Each line from the top of the listing through the one holding "from matplotlib.transforms import" should be restated word for word, with nothing added and no pictures.

# # # # # # #

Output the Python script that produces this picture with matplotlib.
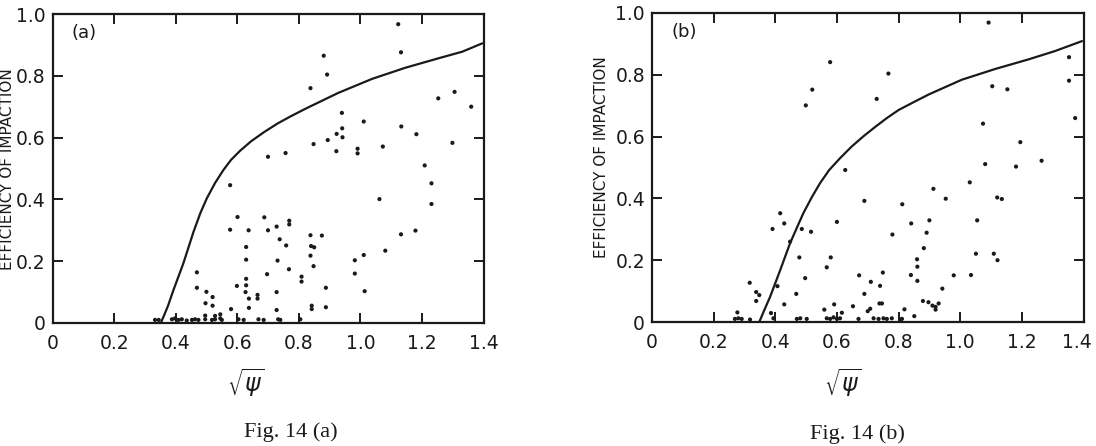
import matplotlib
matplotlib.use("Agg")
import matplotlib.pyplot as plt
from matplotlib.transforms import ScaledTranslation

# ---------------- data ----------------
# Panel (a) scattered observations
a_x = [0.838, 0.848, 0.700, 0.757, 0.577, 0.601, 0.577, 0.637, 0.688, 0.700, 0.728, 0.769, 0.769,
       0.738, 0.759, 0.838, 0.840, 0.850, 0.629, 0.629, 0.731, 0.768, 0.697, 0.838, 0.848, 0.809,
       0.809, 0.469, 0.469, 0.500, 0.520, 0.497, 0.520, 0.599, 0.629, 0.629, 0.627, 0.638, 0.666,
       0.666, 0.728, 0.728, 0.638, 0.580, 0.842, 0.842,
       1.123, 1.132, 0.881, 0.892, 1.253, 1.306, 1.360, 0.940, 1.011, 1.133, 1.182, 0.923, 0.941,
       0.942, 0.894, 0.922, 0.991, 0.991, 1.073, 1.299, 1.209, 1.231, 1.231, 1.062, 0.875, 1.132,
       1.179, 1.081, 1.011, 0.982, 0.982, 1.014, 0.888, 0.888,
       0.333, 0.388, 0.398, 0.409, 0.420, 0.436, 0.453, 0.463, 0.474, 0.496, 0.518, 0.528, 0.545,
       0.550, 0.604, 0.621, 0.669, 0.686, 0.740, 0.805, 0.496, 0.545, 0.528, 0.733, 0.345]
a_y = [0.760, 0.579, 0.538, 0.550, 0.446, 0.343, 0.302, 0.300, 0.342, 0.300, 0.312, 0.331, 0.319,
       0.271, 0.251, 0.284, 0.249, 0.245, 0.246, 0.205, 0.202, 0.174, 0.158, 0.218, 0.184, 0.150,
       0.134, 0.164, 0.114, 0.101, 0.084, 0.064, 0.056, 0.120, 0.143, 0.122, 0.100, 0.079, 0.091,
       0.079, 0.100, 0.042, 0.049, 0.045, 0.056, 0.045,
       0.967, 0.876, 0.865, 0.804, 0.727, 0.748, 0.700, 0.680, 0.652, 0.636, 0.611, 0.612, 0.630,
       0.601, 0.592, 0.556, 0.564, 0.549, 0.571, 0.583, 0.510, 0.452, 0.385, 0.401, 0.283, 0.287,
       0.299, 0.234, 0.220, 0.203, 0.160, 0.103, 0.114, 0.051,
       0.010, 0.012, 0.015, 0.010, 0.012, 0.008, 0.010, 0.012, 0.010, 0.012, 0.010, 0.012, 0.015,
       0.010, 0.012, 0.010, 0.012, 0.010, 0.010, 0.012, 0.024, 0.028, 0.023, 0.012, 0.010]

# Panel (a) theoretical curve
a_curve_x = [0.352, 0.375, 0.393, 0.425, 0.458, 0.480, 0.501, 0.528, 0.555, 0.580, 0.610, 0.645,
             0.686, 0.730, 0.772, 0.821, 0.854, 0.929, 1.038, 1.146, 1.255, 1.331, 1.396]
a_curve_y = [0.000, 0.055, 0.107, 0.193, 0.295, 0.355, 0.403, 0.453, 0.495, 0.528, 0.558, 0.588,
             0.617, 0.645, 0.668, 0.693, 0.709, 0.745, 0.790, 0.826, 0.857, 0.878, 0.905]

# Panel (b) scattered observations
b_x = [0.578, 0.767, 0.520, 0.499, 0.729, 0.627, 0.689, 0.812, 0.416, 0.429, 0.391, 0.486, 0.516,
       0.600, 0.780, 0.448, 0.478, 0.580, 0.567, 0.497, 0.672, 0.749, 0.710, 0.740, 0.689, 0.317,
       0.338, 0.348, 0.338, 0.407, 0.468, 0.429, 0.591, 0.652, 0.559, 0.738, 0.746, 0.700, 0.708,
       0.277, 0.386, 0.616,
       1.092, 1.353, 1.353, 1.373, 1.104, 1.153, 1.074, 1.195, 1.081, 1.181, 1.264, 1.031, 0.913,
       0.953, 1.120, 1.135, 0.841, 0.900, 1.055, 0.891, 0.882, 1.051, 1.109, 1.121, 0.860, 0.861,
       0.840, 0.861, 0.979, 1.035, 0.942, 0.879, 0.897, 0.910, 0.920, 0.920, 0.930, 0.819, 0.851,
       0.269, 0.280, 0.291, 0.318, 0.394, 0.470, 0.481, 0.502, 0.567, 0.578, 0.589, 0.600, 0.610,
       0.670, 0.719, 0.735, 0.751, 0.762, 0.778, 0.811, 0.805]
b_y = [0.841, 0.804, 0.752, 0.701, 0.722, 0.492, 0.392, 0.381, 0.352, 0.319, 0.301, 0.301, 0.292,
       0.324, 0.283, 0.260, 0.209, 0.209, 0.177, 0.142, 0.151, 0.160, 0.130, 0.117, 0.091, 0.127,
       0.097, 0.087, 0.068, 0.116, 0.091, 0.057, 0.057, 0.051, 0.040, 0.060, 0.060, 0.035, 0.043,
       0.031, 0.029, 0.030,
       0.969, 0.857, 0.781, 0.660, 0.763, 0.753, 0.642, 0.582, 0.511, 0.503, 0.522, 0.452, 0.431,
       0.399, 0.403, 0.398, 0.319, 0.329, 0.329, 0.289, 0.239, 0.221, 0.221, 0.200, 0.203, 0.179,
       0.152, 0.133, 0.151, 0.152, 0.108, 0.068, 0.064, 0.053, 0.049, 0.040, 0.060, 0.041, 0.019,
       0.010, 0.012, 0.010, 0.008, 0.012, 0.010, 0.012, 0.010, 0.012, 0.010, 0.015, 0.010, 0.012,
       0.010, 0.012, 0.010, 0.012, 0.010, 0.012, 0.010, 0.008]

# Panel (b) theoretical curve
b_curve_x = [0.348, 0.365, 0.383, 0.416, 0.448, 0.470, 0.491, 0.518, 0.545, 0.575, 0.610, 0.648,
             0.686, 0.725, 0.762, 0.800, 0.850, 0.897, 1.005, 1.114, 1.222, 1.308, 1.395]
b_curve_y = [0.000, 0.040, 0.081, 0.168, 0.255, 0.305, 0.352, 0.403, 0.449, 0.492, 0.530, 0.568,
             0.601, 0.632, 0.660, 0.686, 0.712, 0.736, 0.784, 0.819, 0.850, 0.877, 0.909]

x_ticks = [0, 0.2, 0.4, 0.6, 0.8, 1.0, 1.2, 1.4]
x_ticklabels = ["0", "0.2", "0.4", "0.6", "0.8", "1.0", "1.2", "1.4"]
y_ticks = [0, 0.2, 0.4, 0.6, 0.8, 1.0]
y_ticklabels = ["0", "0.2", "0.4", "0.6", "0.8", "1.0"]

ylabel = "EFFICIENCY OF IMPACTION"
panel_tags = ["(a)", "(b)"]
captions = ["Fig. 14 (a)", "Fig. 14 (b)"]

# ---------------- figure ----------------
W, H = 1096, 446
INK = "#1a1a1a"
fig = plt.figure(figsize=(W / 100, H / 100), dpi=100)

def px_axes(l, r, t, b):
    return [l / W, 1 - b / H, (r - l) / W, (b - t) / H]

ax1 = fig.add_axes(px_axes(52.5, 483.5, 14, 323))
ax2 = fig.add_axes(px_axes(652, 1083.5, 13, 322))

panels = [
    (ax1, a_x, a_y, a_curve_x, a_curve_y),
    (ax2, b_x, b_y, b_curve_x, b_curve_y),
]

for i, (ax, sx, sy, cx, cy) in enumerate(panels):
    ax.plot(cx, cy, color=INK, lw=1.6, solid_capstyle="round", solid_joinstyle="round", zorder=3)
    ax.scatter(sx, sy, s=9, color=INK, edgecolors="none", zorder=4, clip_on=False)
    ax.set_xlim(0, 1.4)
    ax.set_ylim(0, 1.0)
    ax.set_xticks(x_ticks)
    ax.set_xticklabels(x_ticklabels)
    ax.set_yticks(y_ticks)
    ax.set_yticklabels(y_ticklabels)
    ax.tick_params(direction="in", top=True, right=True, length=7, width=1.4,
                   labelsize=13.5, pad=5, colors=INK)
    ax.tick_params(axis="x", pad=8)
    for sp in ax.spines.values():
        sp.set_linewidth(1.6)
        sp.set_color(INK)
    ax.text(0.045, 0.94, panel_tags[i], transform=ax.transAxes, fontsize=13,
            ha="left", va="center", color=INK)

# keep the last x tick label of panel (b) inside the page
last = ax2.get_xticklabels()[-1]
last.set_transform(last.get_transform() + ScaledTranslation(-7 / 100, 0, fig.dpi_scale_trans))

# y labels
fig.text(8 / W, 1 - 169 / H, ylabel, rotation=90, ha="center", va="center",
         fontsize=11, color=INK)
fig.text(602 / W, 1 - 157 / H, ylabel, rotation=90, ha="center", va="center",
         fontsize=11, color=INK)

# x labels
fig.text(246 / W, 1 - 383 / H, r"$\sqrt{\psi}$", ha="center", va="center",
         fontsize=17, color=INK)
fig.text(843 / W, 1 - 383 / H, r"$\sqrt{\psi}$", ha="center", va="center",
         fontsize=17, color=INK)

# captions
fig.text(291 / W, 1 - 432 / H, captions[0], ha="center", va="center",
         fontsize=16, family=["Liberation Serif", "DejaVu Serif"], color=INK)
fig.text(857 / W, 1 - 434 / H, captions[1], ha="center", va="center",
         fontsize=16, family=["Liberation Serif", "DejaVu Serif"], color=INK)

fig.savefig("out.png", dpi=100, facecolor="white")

# # # # # # #

Reply to the exercise —
Output the Python script that produces this picture with matplotlib.
import matplotlib
matplotlib.use("Agg")
import matplotlib.pyplot as plt
from matplotlib.transforms import ScaledTranslation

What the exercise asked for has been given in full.